Het College is van oordeel dat geen feiten en omstandigheden zijn gebleken waarmee het gevoel van klaagster geobjectiveerd kan worden dat verweerder haar niet serieus nam. De stelling van klaagster dat zij bij het consult op 23 december 2011 een bult in haar lies heeft genoemd, wordt door verweerder ten stelligste ontkend. Hetzelfde geldt voor de stelling van klaagster dat verweerder haar niet heeft gezegd dat zij terug moest komen indien de klachten niet over zouden gaan dan wel zouden verergeren. Aangezien de stellingen van beide partijen lijnrecht tegenover elkaar staan en er geen getuigen bij dit consult zijn geweest, kan het College hierover geen oordeel uitspreken. Hoewel het College opmerkt dat de aantekeningen in het medisch dossier bijzonder summier zijn, gaat het in dit geval te ver daaraan de conclusie te verbinden dat de stelling van klaagster daarom voor waarschijnlijker moet worden gehouden.

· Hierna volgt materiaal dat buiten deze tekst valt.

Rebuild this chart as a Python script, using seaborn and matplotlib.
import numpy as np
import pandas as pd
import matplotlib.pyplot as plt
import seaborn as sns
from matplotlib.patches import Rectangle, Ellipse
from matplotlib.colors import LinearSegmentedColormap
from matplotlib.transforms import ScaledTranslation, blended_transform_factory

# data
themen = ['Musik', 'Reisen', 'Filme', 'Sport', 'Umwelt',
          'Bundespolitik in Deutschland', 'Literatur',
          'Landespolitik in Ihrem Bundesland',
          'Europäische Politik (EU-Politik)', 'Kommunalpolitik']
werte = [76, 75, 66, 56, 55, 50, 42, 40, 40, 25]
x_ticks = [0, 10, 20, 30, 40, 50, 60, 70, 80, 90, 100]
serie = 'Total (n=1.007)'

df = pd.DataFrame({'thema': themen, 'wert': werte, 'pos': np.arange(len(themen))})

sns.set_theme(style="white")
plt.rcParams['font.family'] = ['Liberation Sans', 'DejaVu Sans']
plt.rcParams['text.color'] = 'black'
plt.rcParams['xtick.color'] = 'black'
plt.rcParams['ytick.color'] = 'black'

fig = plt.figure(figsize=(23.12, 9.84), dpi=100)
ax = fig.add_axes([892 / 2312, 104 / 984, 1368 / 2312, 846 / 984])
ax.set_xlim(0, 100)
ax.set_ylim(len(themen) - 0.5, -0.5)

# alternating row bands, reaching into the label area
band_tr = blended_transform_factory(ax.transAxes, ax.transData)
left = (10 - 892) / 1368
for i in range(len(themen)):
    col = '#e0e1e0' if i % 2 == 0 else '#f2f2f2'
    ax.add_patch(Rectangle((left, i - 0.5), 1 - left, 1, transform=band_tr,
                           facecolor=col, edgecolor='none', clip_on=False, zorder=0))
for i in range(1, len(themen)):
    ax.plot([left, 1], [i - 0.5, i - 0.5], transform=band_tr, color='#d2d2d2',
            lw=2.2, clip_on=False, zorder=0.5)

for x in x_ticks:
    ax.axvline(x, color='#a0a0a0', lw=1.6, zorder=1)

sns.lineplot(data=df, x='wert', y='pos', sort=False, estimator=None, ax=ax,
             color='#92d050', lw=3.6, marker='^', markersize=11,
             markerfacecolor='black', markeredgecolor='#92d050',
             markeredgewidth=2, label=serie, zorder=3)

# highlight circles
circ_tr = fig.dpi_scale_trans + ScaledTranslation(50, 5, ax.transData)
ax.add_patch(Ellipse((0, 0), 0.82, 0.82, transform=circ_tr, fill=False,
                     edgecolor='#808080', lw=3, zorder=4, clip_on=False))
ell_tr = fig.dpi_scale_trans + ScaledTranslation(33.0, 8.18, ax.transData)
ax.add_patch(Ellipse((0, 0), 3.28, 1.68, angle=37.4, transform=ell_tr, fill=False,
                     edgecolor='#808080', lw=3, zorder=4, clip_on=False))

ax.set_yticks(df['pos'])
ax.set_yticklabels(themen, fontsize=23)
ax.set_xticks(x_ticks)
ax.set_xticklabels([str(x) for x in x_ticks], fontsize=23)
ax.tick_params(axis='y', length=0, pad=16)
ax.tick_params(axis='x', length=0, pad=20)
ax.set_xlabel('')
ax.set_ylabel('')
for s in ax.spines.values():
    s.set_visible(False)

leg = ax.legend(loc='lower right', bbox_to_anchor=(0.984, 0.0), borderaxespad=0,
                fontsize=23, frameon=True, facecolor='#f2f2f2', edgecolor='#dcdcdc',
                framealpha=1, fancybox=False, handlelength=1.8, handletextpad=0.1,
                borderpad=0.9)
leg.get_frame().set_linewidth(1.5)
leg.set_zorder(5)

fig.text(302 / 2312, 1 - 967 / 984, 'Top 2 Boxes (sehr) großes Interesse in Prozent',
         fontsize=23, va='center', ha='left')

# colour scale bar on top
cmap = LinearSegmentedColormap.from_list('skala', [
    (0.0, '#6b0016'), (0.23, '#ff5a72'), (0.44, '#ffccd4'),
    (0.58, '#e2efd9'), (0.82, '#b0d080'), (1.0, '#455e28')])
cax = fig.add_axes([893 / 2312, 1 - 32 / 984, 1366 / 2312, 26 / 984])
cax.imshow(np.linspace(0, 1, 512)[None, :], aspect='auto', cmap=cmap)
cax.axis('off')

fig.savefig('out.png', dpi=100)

Gezien vorenstaande zal dit klachtonderdeel ongegrond worden verklaard.

5.2 Tweede klachtonderdeel

Verweerder heeft op het consult van klaagster op 23 december 2011 de diagnose voetschimmel gesteld. Het de vraag is of die diagnose op het moment van het eerste consult onjuist was, nu is gebleken dat de conditie van de teen in de dagen na dat consult fors slechter is geworden. Weliswaar kan niet worden uitgesloten dat er op dat moment al van een bacteriële infectie sprake was, maar dit is niet vast te stellen. Het College is van oordeel dat er onvoldoende aanknopingspunten zijn om te oordelen dat verweerder bij dit eerste consult tot een andere diagnose had moeten komen, waarbij nog wordt opgemerkt dat verweerder na dat eerste consult niet meer in de gelegenheid is geweest zijn diagnose en de behandeling bij te stellen. Dat de aandoening uiteindelijk een voor klaagster dramatisch verloop heeft gehad, dat resulteerde in de amputatie van een teen, is uiteraard zeer betreurenswaardig maar hiervan kan verweerder tuchtrechtelijk geen verwijt worden gemaakt.

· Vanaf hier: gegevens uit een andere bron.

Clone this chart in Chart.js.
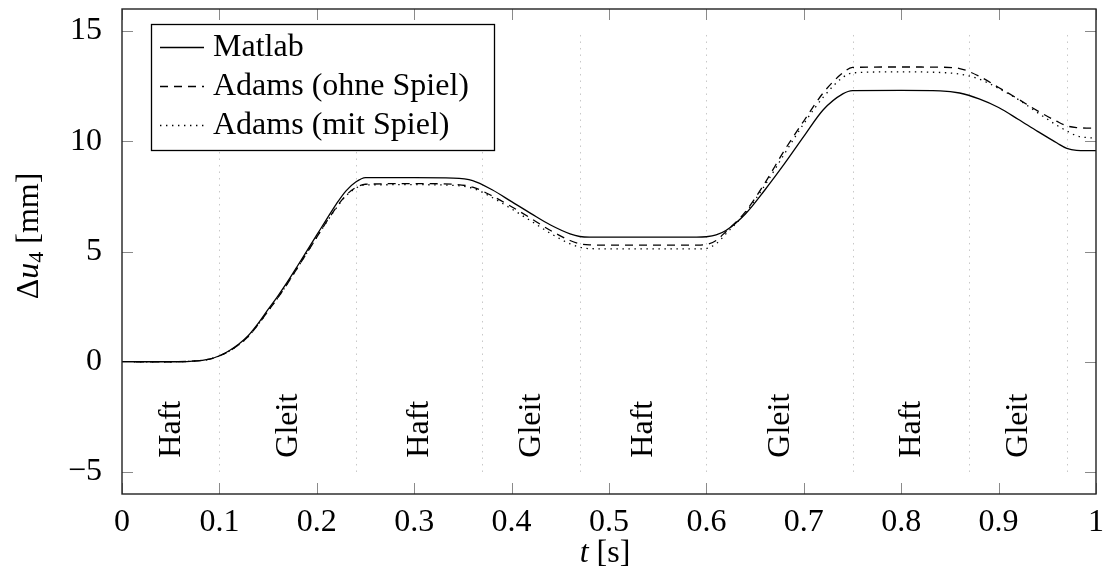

Dit klachtonderdeel zal ongegrond worden verklaard.

5.3 Derde en vierde klachtonderdeel

Het College is van oordeel dat de behandelmethode die verweerder heeft ingezet bij de diagnose voetschimmel op zichzelf niet als onjuist kan worden gekwalificeerd. Het verwijt dat verweerder de behandeling niet op juiste wijze heeft uitgevoerd, treft geen doel nu verweerder de behandeling slechts heeft geïnitieerd en klaagster hem niet de gelegenheid heeft gegeven daar verder vervolg aan te geven.

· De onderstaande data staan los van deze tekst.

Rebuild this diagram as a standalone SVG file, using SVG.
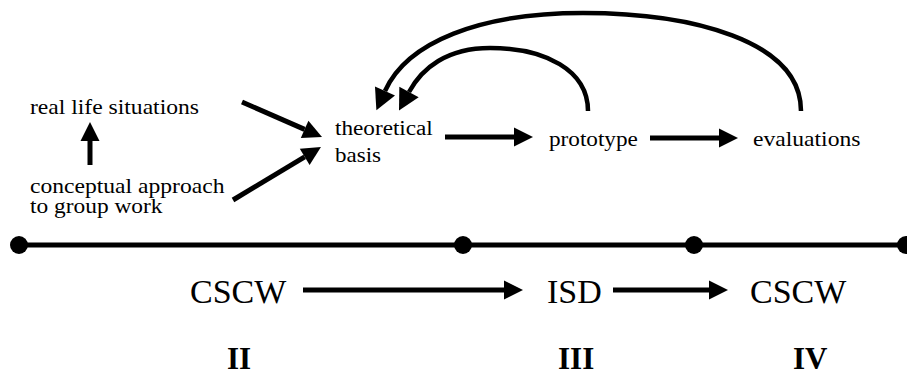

Deze klachtonderdelen zullen eveneens ongegrond worden verklaard.

6. Slotsom

Nu de klacht in al haar onderdelen faalt, zal deze als ongegrond worden afgewezen.

7. Beslissing

Het Regionaal Tuchtcollege voor de Gezondheidszorg te Groningen:

verklaart de klacht ongegrond.

Aldus gegeven door:

mr. dr. H.L.C. Hermans, voorzitter,

mr. dr. L. Groefsema, lid-jurist,

drs. R. van der Eijk, lid-beroepsgenoot,

dr. R.A. Droog, lid-beroepsgenoot,

drs. B.R. Schudel, lid-beroepsgenoot,

bijgestaan door mevrouw mr. Y.M.C. Bouman, secretaris,

en in het openbaar uitgesproken op 9 oktober 2012 door mr. dr. H.L.C. Hermans, voorzitter,

in tegenwoordigheid van mw. mr. H.D. de Groot, secretaris.